##### RECORDS FOR PROCESSING #####
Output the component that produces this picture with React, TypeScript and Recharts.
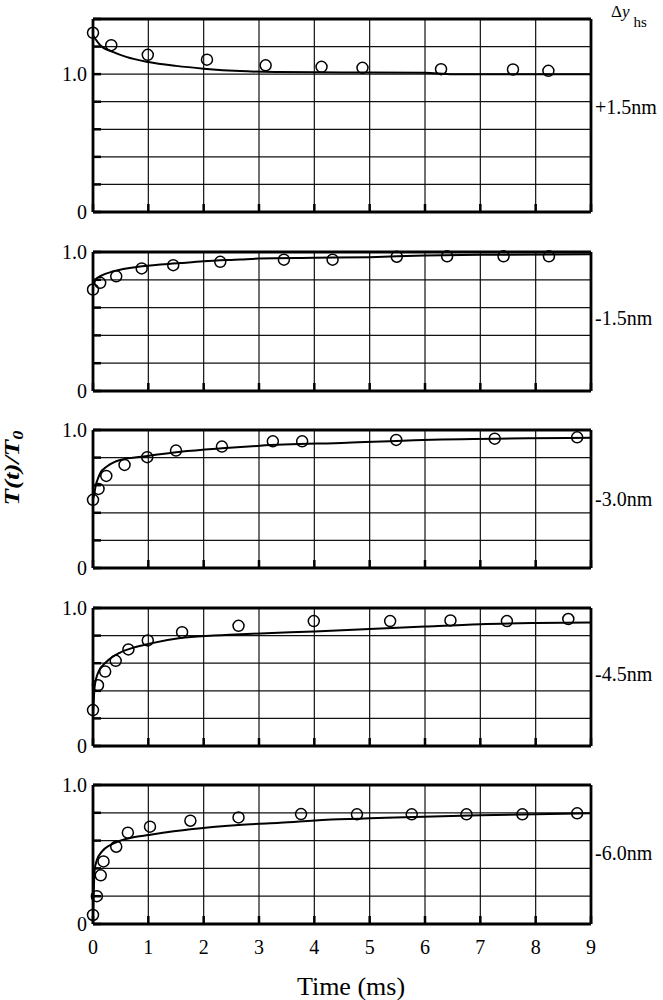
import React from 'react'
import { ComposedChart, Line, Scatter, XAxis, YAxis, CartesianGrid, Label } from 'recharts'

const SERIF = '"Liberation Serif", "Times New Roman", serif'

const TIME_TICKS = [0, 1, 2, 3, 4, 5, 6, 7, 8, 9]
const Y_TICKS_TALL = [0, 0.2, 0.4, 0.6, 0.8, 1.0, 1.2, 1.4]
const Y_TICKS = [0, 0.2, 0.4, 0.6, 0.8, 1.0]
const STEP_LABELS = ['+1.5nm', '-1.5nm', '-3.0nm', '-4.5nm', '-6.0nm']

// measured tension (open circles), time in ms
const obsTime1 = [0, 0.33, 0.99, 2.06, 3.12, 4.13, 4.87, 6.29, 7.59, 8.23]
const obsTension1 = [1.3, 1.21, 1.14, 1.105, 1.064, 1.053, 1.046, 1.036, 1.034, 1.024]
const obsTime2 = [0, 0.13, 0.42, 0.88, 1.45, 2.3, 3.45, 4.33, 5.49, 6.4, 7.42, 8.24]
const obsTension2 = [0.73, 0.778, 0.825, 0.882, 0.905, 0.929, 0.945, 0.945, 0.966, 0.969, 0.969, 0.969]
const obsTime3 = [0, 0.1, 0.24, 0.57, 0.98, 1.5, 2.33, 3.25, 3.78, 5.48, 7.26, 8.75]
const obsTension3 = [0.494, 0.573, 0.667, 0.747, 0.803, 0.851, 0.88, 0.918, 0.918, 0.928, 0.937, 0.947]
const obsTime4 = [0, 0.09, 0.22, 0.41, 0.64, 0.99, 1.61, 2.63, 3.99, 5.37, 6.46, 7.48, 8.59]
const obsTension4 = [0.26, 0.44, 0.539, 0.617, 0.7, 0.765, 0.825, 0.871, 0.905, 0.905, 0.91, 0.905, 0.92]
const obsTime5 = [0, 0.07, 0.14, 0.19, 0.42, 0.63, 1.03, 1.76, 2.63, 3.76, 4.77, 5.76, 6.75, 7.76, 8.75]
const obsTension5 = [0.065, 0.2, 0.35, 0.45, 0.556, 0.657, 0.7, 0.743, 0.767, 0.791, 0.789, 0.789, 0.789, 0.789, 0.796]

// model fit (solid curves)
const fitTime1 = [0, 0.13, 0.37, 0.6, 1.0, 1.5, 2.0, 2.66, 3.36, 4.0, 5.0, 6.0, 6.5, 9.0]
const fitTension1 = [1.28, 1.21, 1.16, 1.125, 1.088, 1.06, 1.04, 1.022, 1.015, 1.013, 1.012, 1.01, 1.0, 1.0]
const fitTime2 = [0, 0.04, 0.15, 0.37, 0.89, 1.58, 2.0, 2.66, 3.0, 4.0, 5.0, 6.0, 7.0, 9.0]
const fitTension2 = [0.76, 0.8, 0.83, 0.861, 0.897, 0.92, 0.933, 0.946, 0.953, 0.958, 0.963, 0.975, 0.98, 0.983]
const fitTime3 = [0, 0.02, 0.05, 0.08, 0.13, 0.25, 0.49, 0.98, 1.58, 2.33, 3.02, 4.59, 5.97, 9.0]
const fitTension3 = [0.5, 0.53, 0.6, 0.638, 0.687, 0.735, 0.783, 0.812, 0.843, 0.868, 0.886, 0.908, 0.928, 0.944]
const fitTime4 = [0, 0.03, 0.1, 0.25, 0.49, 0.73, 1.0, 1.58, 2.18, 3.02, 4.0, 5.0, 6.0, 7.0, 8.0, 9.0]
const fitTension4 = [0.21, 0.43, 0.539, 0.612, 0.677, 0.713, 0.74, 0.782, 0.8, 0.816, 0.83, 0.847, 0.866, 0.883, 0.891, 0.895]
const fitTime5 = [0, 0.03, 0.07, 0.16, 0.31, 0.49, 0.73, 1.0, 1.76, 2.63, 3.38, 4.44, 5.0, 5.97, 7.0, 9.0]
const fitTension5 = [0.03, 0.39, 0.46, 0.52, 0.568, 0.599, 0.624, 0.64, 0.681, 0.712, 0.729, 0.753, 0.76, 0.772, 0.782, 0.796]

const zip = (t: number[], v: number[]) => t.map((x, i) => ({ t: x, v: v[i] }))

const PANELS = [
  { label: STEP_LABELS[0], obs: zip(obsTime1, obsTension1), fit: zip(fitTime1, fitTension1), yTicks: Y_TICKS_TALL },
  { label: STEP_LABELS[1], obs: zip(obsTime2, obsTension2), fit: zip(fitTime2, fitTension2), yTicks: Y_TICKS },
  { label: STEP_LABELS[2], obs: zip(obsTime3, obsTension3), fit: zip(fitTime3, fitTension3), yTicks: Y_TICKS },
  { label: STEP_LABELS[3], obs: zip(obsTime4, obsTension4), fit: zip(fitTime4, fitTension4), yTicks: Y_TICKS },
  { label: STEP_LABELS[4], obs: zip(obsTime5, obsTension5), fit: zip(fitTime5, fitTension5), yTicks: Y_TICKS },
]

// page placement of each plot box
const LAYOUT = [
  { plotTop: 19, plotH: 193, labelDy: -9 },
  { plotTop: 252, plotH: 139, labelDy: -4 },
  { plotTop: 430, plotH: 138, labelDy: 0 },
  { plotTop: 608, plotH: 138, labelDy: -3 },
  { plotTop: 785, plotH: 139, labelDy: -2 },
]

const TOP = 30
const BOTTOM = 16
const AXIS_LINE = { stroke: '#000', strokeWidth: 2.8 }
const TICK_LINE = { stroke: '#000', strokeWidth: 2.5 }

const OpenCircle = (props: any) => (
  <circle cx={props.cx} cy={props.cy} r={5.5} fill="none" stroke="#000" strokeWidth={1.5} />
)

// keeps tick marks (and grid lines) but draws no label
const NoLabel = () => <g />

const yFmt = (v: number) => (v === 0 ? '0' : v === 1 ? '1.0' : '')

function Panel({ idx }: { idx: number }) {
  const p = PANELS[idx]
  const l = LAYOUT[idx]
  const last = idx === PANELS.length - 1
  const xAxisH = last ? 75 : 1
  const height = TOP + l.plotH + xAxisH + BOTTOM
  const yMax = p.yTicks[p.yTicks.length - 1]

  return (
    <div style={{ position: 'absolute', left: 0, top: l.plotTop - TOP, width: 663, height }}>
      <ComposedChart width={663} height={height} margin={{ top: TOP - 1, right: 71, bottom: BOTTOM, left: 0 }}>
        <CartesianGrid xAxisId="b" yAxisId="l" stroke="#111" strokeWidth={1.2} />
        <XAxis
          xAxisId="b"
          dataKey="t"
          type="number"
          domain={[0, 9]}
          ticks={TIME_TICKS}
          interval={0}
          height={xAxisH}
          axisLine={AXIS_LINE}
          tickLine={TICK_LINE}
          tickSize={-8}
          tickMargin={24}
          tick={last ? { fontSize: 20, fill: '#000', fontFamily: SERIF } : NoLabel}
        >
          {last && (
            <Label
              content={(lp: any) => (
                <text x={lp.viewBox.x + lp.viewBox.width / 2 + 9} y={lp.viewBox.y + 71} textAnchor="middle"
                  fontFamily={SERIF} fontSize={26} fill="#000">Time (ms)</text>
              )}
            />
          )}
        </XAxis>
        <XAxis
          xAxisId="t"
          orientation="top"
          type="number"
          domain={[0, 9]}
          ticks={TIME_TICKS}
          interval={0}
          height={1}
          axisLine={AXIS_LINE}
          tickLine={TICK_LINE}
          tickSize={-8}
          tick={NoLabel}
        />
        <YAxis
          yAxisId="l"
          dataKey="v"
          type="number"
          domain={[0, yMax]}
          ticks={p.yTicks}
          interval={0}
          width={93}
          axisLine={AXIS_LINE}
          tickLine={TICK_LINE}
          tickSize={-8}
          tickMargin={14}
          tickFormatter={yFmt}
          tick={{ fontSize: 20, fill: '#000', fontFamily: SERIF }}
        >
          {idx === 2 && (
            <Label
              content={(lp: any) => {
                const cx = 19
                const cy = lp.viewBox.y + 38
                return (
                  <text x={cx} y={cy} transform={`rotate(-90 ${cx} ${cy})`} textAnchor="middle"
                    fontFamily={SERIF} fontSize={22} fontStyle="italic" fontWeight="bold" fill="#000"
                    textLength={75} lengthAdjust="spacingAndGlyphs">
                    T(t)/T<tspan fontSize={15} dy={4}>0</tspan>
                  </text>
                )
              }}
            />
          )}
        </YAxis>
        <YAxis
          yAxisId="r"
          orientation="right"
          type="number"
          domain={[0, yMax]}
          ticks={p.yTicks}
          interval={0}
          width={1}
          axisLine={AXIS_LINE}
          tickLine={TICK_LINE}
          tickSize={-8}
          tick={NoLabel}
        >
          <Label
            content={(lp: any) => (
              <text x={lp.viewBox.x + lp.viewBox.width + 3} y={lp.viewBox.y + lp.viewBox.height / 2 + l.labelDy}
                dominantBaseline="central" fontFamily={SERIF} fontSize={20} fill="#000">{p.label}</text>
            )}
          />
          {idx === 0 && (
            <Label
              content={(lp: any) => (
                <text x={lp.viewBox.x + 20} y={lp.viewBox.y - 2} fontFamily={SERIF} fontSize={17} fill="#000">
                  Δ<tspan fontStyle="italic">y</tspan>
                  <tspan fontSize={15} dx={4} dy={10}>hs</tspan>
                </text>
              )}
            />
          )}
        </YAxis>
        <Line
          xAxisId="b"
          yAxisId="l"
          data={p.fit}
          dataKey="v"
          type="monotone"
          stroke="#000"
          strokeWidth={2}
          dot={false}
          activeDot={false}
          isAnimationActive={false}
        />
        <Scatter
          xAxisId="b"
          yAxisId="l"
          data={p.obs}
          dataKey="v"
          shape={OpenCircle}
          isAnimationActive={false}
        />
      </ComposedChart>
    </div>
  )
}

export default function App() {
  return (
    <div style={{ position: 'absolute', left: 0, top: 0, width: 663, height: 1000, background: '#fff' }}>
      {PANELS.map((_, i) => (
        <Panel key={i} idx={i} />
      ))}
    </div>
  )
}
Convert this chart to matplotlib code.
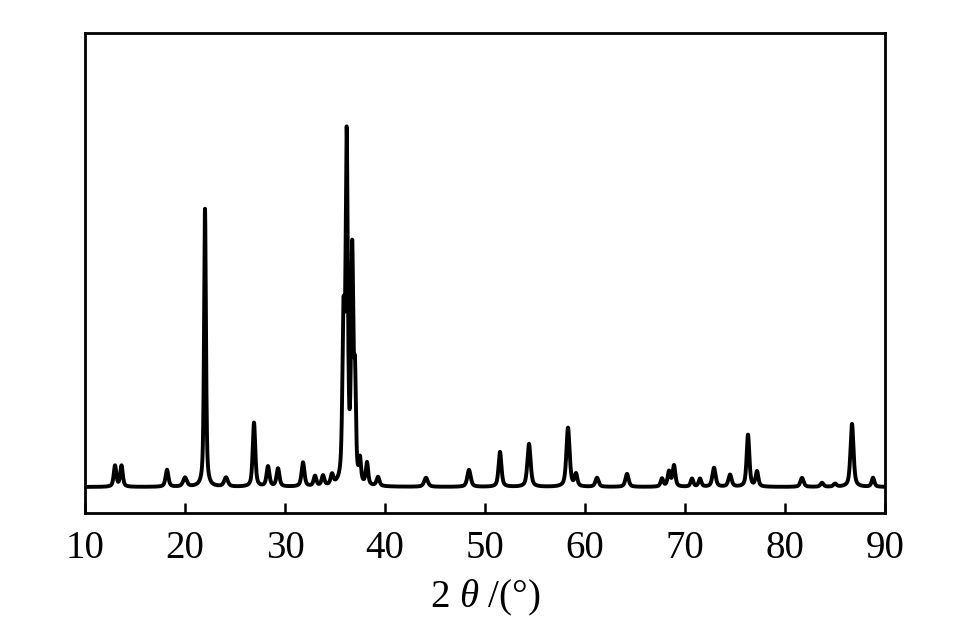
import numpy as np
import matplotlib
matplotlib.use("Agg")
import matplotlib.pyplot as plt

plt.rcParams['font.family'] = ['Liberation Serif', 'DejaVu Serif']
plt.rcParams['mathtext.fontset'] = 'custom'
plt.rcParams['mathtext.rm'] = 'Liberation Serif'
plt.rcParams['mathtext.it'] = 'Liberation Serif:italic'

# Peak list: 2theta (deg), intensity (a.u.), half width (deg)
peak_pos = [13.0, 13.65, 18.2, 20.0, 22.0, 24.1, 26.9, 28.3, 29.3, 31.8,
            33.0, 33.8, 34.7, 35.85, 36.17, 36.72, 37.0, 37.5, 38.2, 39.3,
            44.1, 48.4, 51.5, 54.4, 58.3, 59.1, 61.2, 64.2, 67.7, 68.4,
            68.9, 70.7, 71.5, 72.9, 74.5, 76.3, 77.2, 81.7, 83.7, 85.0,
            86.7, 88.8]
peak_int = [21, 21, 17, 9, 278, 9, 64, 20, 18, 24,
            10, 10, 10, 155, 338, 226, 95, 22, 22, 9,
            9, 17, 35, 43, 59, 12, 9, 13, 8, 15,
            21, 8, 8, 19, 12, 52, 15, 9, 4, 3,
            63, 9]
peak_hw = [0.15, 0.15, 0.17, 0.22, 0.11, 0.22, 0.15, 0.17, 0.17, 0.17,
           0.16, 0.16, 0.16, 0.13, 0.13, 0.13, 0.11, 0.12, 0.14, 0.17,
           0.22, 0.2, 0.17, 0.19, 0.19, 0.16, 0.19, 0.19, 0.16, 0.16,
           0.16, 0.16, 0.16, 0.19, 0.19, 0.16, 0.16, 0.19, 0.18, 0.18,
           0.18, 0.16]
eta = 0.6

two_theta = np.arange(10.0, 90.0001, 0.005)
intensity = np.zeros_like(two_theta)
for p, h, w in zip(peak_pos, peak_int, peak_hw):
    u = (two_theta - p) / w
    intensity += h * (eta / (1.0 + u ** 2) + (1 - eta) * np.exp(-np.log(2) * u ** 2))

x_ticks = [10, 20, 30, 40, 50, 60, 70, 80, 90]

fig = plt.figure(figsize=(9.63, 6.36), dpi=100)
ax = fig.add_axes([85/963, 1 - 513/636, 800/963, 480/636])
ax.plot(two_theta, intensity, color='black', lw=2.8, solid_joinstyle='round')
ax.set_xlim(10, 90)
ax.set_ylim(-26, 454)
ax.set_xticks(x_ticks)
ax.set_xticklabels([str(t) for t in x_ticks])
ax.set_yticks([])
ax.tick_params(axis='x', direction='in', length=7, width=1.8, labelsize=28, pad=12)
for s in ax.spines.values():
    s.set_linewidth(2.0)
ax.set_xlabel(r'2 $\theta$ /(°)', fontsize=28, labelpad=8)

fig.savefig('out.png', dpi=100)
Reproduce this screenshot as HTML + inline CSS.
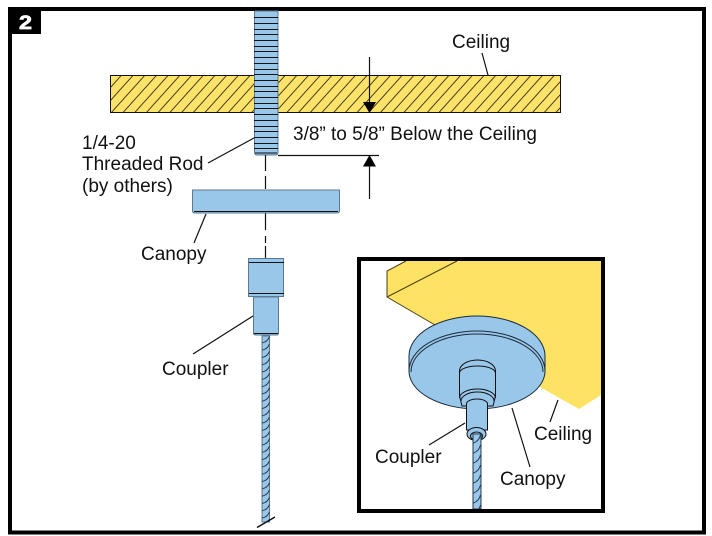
#####
GOAL:
Leave out the pictures, and copy only the lines from the one holding "Convert this chart to matplotlib code." through the one holding "plt.rcParams['mathtext.it'] = 'Liberation", exactly as written.

EXERCISE ANSWER:
Convert this chart to matplotlib code.
import numpy as np
import matplotlib
matplotlib.use("Agg")
import matplotlib.pyplot as plt

plt.rcParams['font.family'] = ['Liberation Serif', 'DejaVu Serif']
plt.rcParams['mathtext.fontset'] = 'custom'
plt.rcParams['mathtext.rm'] = 'Liberation Serif'
plt.rcParams['mathtext.it'] = 'Liberation Serif:italic'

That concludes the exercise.